-- begin PROVIDED DATA --

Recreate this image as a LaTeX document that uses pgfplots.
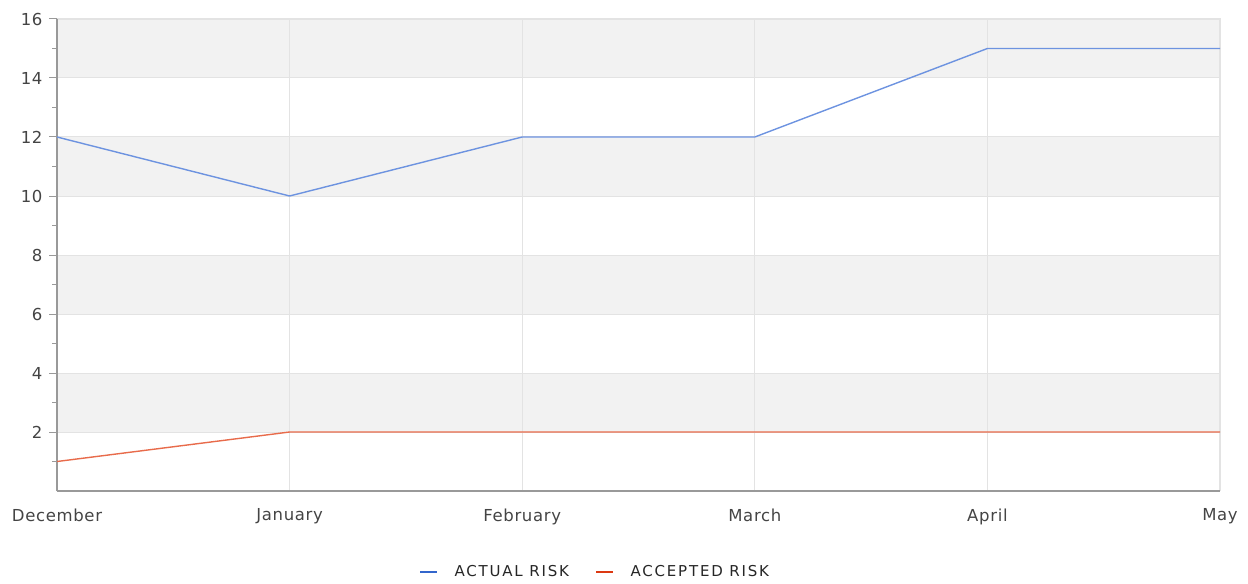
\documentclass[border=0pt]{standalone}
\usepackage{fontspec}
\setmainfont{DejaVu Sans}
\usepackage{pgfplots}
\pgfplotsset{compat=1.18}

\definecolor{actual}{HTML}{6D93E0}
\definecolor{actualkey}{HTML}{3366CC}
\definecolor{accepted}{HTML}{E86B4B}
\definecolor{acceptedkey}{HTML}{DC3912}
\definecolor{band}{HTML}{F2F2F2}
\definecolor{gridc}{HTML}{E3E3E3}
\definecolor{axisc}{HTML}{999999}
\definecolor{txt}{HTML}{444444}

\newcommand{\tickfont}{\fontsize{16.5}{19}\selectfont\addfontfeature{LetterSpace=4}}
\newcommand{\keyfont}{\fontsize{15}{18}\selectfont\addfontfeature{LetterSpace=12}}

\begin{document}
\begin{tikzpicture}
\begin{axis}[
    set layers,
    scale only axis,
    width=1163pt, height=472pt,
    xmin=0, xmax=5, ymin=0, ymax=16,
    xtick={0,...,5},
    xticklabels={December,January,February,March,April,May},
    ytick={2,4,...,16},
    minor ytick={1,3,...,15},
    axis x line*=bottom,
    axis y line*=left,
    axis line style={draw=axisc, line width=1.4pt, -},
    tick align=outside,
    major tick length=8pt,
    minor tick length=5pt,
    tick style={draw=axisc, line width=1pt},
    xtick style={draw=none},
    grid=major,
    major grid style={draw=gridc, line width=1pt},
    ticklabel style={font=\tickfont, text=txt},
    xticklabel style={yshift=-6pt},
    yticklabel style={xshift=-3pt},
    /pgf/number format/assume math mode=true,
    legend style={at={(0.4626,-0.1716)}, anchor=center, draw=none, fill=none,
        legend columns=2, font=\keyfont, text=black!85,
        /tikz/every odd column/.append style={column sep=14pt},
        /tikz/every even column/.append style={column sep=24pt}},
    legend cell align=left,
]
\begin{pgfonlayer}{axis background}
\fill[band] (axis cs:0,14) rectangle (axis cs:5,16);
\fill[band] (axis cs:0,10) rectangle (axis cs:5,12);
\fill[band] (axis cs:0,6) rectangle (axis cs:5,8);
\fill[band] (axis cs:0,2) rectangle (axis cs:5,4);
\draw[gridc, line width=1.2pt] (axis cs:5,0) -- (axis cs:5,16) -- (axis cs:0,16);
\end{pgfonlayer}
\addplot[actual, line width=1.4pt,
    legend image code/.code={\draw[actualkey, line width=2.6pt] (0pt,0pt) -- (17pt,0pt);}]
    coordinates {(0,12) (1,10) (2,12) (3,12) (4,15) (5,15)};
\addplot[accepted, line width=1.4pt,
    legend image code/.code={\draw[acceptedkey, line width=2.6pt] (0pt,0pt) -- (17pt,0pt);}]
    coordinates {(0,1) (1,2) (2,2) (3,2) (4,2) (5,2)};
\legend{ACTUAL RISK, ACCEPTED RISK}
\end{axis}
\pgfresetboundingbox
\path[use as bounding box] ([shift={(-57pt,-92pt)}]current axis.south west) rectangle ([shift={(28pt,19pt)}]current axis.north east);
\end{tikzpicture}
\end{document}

-- end PROVIDED DATA --

## [WHAT YOU WILL DO]
Check the data for the word "image" and pull out the lines that have it.

## [THE REPLY]
Recreate this image as a LaTeX document that uses pgfplots.
    legend image code/.code={\draw[actualkey, line width=2.6pt] (0pt,0pt) -- (17pt,0pt);}]
    legend image code/.code={\draw[acceptedkey, line width=2.6pt] (0pt,0pt) -- (17pt,0pt);}]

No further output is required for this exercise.